WHAT YOU WILL DO: Give back only the lines from the one that contains "Convert this chart to matplotlib code." through the one that contains "32, 32, 30.5, 30.5]", word for word and without images.

[start THE DATA]

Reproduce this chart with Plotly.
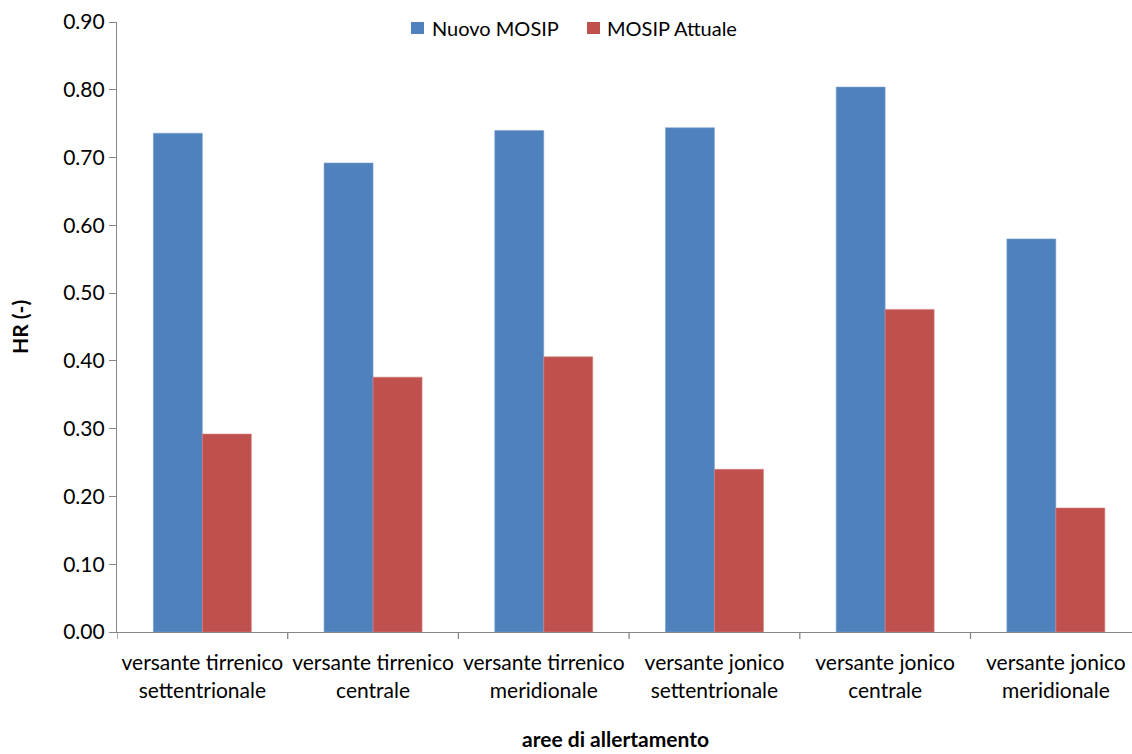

[end THE DATA]
[start THE DATA]

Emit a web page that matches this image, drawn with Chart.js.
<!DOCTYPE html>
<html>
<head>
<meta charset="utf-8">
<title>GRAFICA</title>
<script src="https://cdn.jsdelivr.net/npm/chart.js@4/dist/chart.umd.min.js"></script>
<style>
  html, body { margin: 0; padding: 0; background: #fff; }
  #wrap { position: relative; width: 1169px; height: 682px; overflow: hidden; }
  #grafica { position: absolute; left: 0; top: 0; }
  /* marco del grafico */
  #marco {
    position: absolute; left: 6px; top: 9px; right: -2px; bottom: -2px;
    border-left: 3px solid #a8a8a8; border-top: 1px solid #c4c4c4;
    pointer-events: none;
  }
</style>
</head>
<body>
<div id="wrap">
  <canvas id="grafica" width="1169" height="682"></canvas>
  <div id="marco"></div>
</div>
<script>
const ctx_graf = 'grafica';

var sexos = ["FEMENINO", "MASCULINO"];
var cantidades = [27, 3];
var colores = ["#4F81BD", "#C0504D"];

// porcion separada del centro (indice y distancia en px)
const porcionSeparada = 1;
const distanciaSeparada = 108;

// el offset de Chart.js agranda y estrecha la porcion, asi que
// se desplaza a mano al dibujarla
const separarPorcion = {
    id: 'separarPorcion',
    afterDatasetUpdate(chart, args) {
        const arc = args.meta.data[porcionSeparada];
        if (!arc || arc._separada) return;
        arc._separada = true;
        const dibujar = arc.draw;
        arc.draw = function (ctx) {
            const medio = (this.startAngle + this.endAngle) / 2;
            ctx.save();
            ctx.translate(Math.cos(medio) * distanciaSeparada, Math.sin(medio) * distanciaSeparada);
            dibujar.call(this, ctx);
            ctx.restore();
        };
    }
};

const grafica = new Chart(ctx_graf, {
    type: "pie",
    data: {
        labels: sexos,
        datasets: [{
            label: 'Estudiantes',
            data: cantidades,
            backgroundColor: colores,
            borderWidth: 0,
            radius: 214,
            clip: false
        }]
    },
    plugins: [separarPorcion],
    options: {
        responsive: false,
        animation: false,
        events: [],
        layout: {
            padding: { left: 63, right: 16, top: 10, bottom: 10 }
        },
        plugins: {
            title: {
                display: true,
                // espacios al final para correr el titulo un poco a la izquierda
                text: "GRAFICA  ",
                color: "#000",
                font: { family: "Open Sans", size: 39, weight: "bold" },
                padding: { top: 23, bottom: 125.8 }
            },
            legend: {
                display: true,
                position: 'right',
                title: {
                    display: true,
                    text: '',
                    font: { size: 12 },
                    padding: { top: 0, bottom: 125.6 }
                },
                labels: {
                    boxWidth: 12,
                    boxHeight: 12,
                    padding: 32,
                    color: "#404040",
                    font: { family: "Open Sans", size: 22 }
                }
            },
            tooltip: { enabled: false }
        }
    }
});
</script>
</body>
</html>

[end THE DATA]
[start THE DATA]

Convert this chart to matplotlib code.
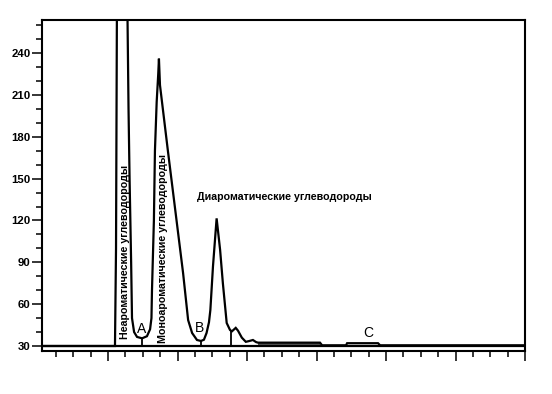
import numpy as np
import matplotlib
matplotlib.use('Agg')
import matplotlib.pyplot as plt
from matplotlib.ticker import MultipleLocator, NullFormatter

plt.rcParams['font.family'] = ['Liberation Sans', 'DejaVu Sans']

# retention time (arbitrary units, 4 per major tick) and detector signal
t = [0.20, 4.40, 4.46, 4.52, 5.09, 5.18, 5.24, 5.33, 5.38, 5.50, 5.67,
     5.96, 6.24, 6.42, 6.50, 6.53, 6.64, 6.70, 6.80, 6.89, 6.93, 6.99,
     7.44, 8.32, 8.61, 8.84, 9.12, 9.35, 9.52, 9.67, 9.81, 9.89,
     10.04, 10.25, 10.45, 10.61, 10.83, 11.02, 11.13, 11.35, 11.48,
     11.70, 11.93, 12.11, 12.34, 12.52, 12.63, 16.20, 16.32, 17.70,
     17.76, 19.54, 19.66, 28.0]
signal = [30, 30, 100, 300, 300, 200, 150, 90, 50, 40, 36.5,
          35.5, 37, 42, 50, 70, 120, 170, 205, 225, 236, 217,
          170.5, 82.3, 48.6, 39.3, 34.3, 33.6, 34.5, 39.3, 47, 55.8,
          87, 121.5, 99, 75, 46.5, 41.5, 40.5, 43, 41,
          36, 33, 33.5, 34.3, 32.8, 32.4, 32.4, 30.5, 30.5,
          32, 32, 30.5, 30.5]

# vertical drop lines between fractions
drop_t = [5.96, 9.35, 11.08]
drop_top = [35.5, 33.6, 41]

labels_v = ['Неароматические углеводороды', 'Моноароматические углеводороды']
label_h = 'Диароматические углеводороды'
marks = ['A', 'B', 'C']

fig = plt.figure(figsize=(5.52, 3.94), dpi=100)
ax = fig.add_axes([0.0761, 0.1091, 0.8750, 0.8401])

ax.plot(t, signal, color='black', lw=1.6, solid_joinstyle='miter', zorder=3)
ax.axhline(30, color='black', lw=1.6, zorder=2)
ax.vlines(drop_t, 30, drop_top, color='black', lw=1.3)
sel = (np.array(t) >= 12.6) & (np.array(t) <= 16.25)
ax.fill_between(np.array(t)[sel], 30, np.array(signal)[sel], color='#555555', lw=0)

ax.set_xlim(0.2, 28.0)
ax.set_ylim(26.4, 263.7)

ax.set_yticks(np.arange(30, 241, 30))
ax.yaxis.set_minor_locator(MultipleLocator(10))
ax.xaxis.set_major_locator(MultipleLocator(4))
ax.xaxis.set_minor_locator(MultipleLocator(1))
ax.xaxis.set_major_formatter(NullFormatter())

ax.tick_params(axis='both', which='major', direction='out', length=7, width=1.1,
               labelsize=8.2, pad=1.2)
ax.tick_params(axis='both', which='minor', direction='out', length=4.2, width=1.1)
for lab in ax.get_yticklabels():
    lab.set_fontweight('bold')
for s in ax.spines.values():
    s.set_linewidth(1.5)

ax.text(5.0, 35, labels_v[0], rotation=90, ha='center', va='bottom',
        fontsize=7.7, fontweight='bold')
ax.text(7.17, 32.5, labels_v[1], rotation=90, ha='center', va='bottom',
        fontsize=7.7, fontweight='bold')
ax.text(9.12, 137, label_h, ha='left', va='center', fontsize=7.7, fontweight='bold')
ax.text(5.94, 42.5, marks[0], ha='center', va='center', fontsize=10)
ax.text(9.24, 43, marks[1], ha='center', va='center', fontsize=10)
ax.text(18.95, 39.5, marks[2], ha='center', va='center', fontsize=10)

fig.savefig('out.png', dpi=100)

[end THE DATA]

RESPONSE FOR THIS EXERCISE:
Convert this chart to matplotlib code.
import numpy as np
import matplotlib
matplotlib.use('Agg')
import matplotlib.pyplot as plt
from matplotlib.ticker import MultipleLocator, NullFormatter

plt.rcParams['font.family'] = ['Liberation Sans', 'DejaVu Sans']

# retention time (arbitrary units, 4 per major tick) and detector signal
t = [0.20, 4.40, 4.46, 4.52, 5.09, 5.18, 5.24, 5.33, 5.38, 5.50, 5.67,
     5.96, 6.24, 6.42, 6.50, 6.53, 6.64, 6.70, 6.80, 6.89, 6.93, 6.99,
     7.44, 8.32, 8.61, 8.84, 9.12, 9.35, 9.52, 9.67, 9.81, 9.89,
     10.04, 10.25, 10.45, 10.61, 10.83, 11.02, 11.13, 11.35, 11.48,
     11.70, 11.93, 12.11, 12.34, 12.52, 12.63, 16.20, 16.32, 17.70,
     17.76, 19.54, 19.66, 28.0]
signal = [30, 30, 100, 300, 300, 200, 150, 90, 50, 40, 36.5,
          35.5, 37, 42, 50, 70, 120, 170, 205, 225, 236, 217,
          170.5, 82.3, 48.6, 39.3, 34.3, 33.6, 34.5, 39.3, 47, 55.8,
          87, 121.5, 99, 75, 46.5, 41.5, 40.5, 43, 41,
          36, 33, 33.5, 34.3, 32.8, 32.4, 32.4, 30.5, 30.5,
          32, 32, 30.5, 30.5]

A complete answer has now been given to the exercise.